YOUR INSTRUCTIONS: Give every line again exactly as it appears, please, but not the pictures.
**** DATA SEGMENT ****
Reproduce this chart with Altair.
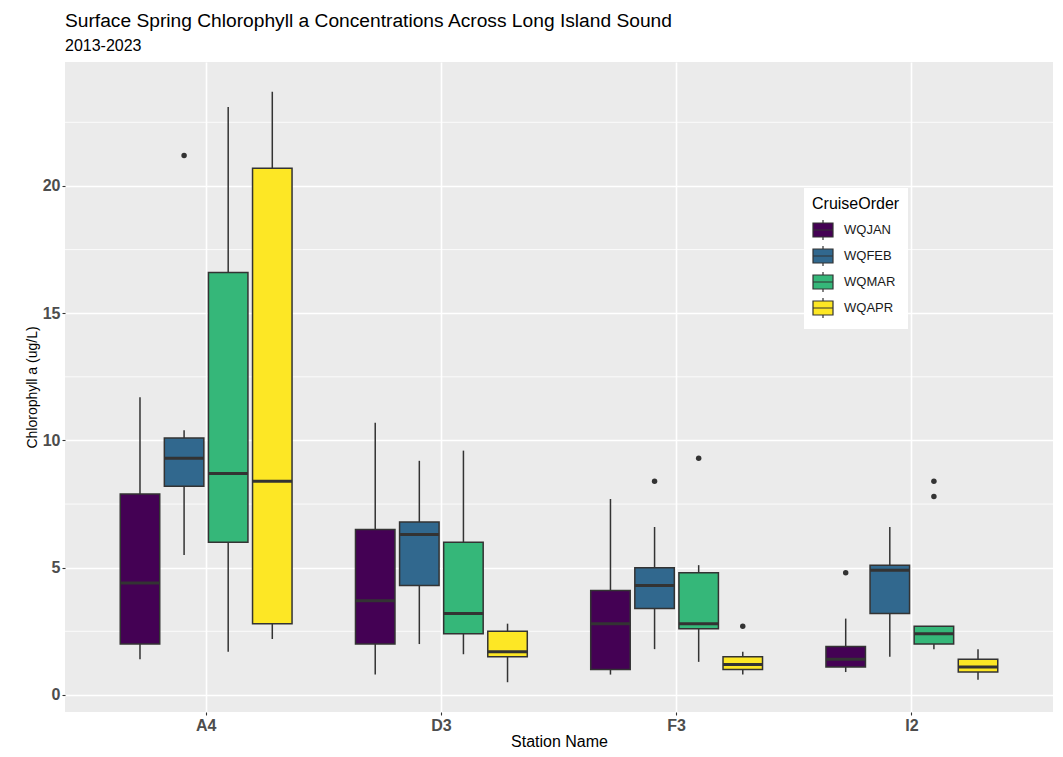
import altair as alt
import pandas as pd

FONT = "Liberation Sans"

stations = ["A4", "D3", "F3", "I2"]
cruises = ["WQJAN", "WQFEB", "WQMAR", "WQAPR"]
colors = ["#440154", "#31688E", "#35B779", "#FDE725"]

# box summaries, station-major, cruise order as in `cruises`
box_station = ["A4"] * 4 + ["D3"] * 4 + ["F3"] * 4 + ["I2"] * 4
box_cruise = cruises * 4
whisker_low = [1.4, 5.5, 1.7, 2.2, 0.8, 2.0, 1.6, 0.5, 0.8, 1.8, 1.3, 0.8, 0.9, 1.5, 1.8, 0.6]
q1 = [2.0, 8.2, 6.0, 2.8, 2.0, 4.3, 2.4, 1.5, 1.0, 3.4, 2.6, 1.0, 1.1, 3.2, 2.0, 0.9]
median = [4.4, 9.3, 8.7, 8.4, 3.7, 6.3, 3.2, 1.7, 2.8, 4.3, 2.8, 1.2, 1.4, 4.9, 2.4, 1.1]
q3 = [7.9, 10.1, 16.6, 20.7, 6.5, 6.8, 6.0, 2.5, 4.1, 5.0, 4.8, 1.5, 1.9, 5.1, 2.7, 1.4]
whisker_high = [11.7, 10.4, 23.1, 23.7, 10.7, 9.2, 9.6, 2.8, 7.7, 6.6, 5.1, 1.7, 3.0, 6.6, 2.7, 1.8]

out_station = ["A4", "F3", "F3", "F3", "I2", "I2", "I2"]
out_cruise = ["WQFEB", "WQFEB", "WQMAR", "WQAPR", "WQJAN", "WQMAR", "WQMAR"]
out_value = [21.2, 8.4, 9.3, 2.7, 4.8, 8.4, 7.8]

y_major = [0, 5, 10, 15, 20]
y_minor = [2.5, 7.5, 12.5, 17.5, 22.5]

boxes_df = pd.DataFrame({
    "station": box_station, "cruise": box_cruise,
    "lower": whisker_low, "q1": q1, "median": median, "q3": q3, "upper": whisker_high,
})
out_df = pd.DataFrame({"station": out_station, "cruise": out_cruise, "value": out_value})
minor_df = pd.DataFrame({"v": y_minor})

YTITLE = "Chlorophyll a (ug/L)"
yscale = alt.Scale(domain=[-0.67, 24.87], nice=False, zero=False)
yaxis = alt.Axis(values=y_major, grid=True, gridColor="white", gridWidth=1.6,
                 domain=False, tickColor="#333333", tickSize=3, tickWidth=1.1,
                 labelFont=FONT, labelFontSize=16, labelFontWeight="bold",
                 labelColor="#4D4D4D", labelPadding=2,
                 title=YTITLE, titleFont=FONT, titleFontSize=14,
                 titleFontWeight="normal", titleColor="black", titlePadding=3)
xscale = alt.Scale(domain=stations, paddingOuter=0.1, paddingInner=0)
xaxis = alt.Axis(labelAngle=0, grid=True, gridColor="white", gridWidth=1.6,
                 domain=False, tickColor="#333333", tickSize=3, tickWidth=1.1,
                 labelFont=FONT, labelFontSize=16, labelFontWeight="bold",
                 labelColor="#4D4D4D", labelPadding=2,
                 title="Station Name", titleFont=FONT, titleFontSize=16,
                 titleFontWeight="normal", titleColor="black", titlePadding=0)

X = alt.X("station:N", scale=xscale, axis=xaxis, sort=stations)
XO = alt.XOffset("cruise:N", scale=alt.Scale(domain=cruises, paddingOuter=0.667, paddingInner=0), sort=cruises)

minor = alt.Chart(minor_df).mark_rule(color="white", strokeWidth=0.8).encode(
    y=alt.Y("v:Q", scale=yscale, axis=yaxis, title=YTITLE)
)

base = alt.Chart(boxes_df)
whiskers = base.mark_rule(color="#333333", strokeWidth=1.5).encode(
    x=X, xOffset=XO,
    y=alt.Y("lower:Q", scale=yscale, axis=yaxis, title=YTITLE), y2="upper:Q",
)

legend_symbol = "M-1,-0.7H1V0.7H-1Z M-1,0H1 M0,-0.7V-1 M0,0.7V1"
bars = base.mark_bar(size=39.5, stroke="#333333", strokeWidth=1.5, opacity=1).encode(
    x=X, xOffset=XO,
    y=alt.Y("q1:Q", scale=yscale, axis=yaxis, title=YTITLE), y2="q3:Q",
    fill=alt.Fill("cruise:N", scale=alt.Scale(domain=cruises, range=colors), sort=cruises,
                  legend=alt.Legend(title="CruiseOrder", orient="none", legendX=739, legendY=126,
                                    fillColor="white", padding=8,
                                    symbolType=legend_symbol, symbolSize=400,
                                    symbolStrokeColor="#333333", symbolStrokeWidth=1.2,
                                    symbolOpacity=1,
                                    titleFont=FONT, titleFontSize=16, titleFontWeight="normal",
                                    titleColor="black", titlePadding=7,
                                    labelFont=FONT, labelFontSize=13, labelColor="#1A1A1A",
                                    labelOffset=10, rowPadding=0)),
)

medians = base.mark_tick(color="#333333", thickness=3, size=39.5, opacity=1).encode(
    x=X, xOffset=XO,
    y=alt.Y("median:Q", scale=yscale, axis=yaxis, title=YTITLE),
)

outliers = alt.Chart(out_df).mark_circle(color="#333333", size=30, opacity=1).encode(
    x=X, xOffset=XO,
    y=alt.Y("value:Q", scale=yscale, axis=yaxis, title=YTITLE),
)

chart = alt.layer(minor, whiskers, bars, medians, outliers).properties(
    width=988, height=650,
    title=alt.TitleParams(text="Surface Spring Chlorophyll a Concentrations Across Long Island Sound",
                          subtitle="2013-2023", anchor="start", frame="group",
                          font=FONT, fontSize=19.2, fontWeight="normal", color="black",
                          subtitleFont=FONT, subtitleFontSize=16, subtitleColor="black",
                          offset=8, subtitlePadding=7),
    autosize=alt.AutoSizeParams(type="none"),
    padding={"left": 57, "top": 54, "right": 2, "bottom": 37},
).configure_view(fill="#EBEBEB", strokeWidth=0)

chart.save("out.html", embed_options={"renderer": "svg", "actions": False})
****
FULL ANSWER:
Reproduce this chart with Altair.
import altair as alt
import pandas as pd

FONT = "Liberation Sans"

stations = ["A4", "D3", "F3", "I2"]
cruises = ["WQJAN", "WQFEB", "WQMAR", "WQAPR"]
colors = ["#440154", "#31688E", "#35B779", "#FDE725"]

# box summaries, station-major, cruise order as in `cruises`
box_station = ["A4"] * 4 + ["D3"] * 4 + ["F3"] * 4 + ["I2"] * 4
box_cruise = cruises * 4
whisker_low = [1.4, 5.5, 1.7, 2.2, 0.8, 2.0, 1.6, 0.5, 0.8, 1.8, 1.3, 0.8, 0.9, 1.5, 1.8, 0.6]
q1 = [2.0, 8.2, 6.0, 2.8, 2.0, 4.3, 2.4, 1.5, 1.0, 3.4, 2.6, 1.0, 1.1, 3.2, 2.0, 0.9]
median = [4.4, 9.3, 8.7, 8.4, 3.7, 6.3, 3.2, 1.7, 2.8, 4.3, 2.8, 1.2, 1.4, 4.9, 2.4, 1.1]
q3 = [7.9, 10.1, 16.6, 20.7, 6.5, 6.8, 6.0, 2.5, 4.1, 5.0, 4.8, 1.5, 1.9, 5.1, 2.7, 1.4]
whisker_high = [11.7, 10.4, 23.1, 23.7, 10.7, 9.2, 9.6, 2.8, 7.7, 6.6, 5.1, 1.7, 3.0, 6.6, 2.7, 1.8]

out_station = ["A4", "F3", "F3", "F3", "I2", "I2", "I2"]
out_cruise = ["WQFEB", "WQFEB", "WQMAR", "WQAPR", "WQJAN", "WQMAR", "WQMAR"]
out_value = [21.2, 8.4, 9.3, 2.7, 4.8, 8.4, 7.8]

y_major = [0, 5, 10, 15, 20]
y_minor = [2.5, 7.5, 12.5, 17.5, 22.5]

boxes_df = pd.DataFrame({
    "station": box_station, "cruise": box_cruise,
    "lower": whisker_low, "q1": q1, "median": median, "q3": q3, "upper": whisker_high,
})
out_df = pd.DataFrame({"station": out_station, "cruise": out_cruise, "value": out_value})
minor_df = pd.DataFrame({"v": y_minor})

YTITLE = "Chlorophyll a (ug/L)"
yscale = alt.Scale(domain=[-0.67, 24.87], nice=False, zero=False)
yaxis = alt.Axis(values=y_major, grid=True, gridColor="white", gridWidth=1.6,
                 domain=False, tickColor="#333333", tickSize=3, tickWidth=1.1,
                 labelFont=FONT, labelFontSize=16, labelFontWeight="bold",
                 labelColor="#4D4D4D", labelPadding=2,
                 title=YTITLE, titleFont=FONT, titleFontSize=14,
                 titleFontWeight="normal", titleColor="black", titlePadding=3)
xscale = alt.Scale(domain=stations, paddingOuter=0.1, paddingInner=0)
xaxis = alt.Axis(labelAngle=0, grid=True, gridColor="white", gridWidth=1.6,
                 domain=False, tickColor="#333333", tickSize=3, tickWidth=1.1,
                 labelFont=FONT, labelFontSize=16, labelFontWeight="bold",
                 labelColor="#4D4D4D", labelPadding=2,
                 title="Station Name", titleFont=FONT, titleFontSize=16,
                 titleFontWeight="normal", titleColor="black", titlePadding=0)

X = alt.X("station:N", scale=xscale, axis=xaxis, sort=stations)
XO = alt.XOffset("cruise:N", scale=alt.Scale(domain=cruises, paddingOuter=0.667, paddingInner=0), sort=cruises)

minor = alt.Chart(minor_df).mark_rule(color="white", strokeWidth=0.8).encode(
    y=alt.Y("v:Q", scale=yscale, axis=yaxis, title=YTITLE)
)

base = alt.Chart(boxes_df)
whiskers = base.mark_rule(color="#333333", strokeWidth=1.5).encode(
    x=X, xOffset=XO,
    y=alt.Y("lower:Q", scale=yscale, axis=yaxis, title=YTITLE), y2="upper:Q",
)

legend_symbol = "M-1,-0.7H1V0.7H-1Z M-1,0H1 M0,-0.7V-1 M0,0.7V1"
bars = base.mark_bar(size=39.5, stroke="#333333", strokeWidth=1.5, opacity=1).encode(
    x=X, xOffset=XO,
    y=alt.Y("q1:Q", scale=yscale, axis=yaxis, title=YTITLE), y2="q3:Q",
    fill=alt.Fill("cruise:N", scale=alt.Scale(domain=cruises, range=colors), sort=cruises,
                  legend=alt.Legend(title="CruiseOrder", orient="none", legendX=739, legendY=126,
                                    fillColor="white", padding=8,
                                    symbolType=legend_symbol, symbolSize=400,
                                    symbolStrokeColor="#333333", symbolStrokeWidth=1.2,
                                    symbolOpacity=1,
                                    titleFont=FONT, titleFontSize=16, titleFontWeight="normal",
                                    titleColor="black", titlePadding=7,
                                    labelFont=FONT, labelFontSize=13, labelColor="#1A1A1A",
                                    labelOffset=10, rowPadding=0)),
)

medians = base.mark_tick(color="#333333", thickness=3, size=39.5, opacity=1).encode(
    x=X, xOffset=XO,
    y=alt.Y("median:Q", scale=yscale, axis=yaxis, title=YTITLE),
)

outliers = alt.Chart(out_df).mark_circle(color="#333333", size=30, opacity=1).encode(
    x=X, xOffset=XO,
    y=alt.Y("value:Q", scale=yscale, axis=yaxis, title=YTITLE),
)

chart = alt.layer(minor, whiskers, bars, medians, outliers).properties(
    width=988, height=650,
    title=alt.TitleParams(text="Surface Spring Chlorophyll a Concentrations Across Long Island Sound",
                          subtitle="2013-2023", anchor="start", frame="group",
                          font=FONT, fontSize=19.2, fontWeight="normal", color="black",
                          subtitleFont=FONT, subtitleFontSize=16, subtitleColor="black",
                          offset=8, subtitlePadding=7),
    autosize=alt.AutoSizeParams(type="none"),
    padding={"left": 57, "top": 54, "right": 2, "bottom": 37},
).configure_view(fill="#EBEBEB", strokeWidth=0)

chart.save("out.html", embed_options={"renderer": "svg", "actions": False})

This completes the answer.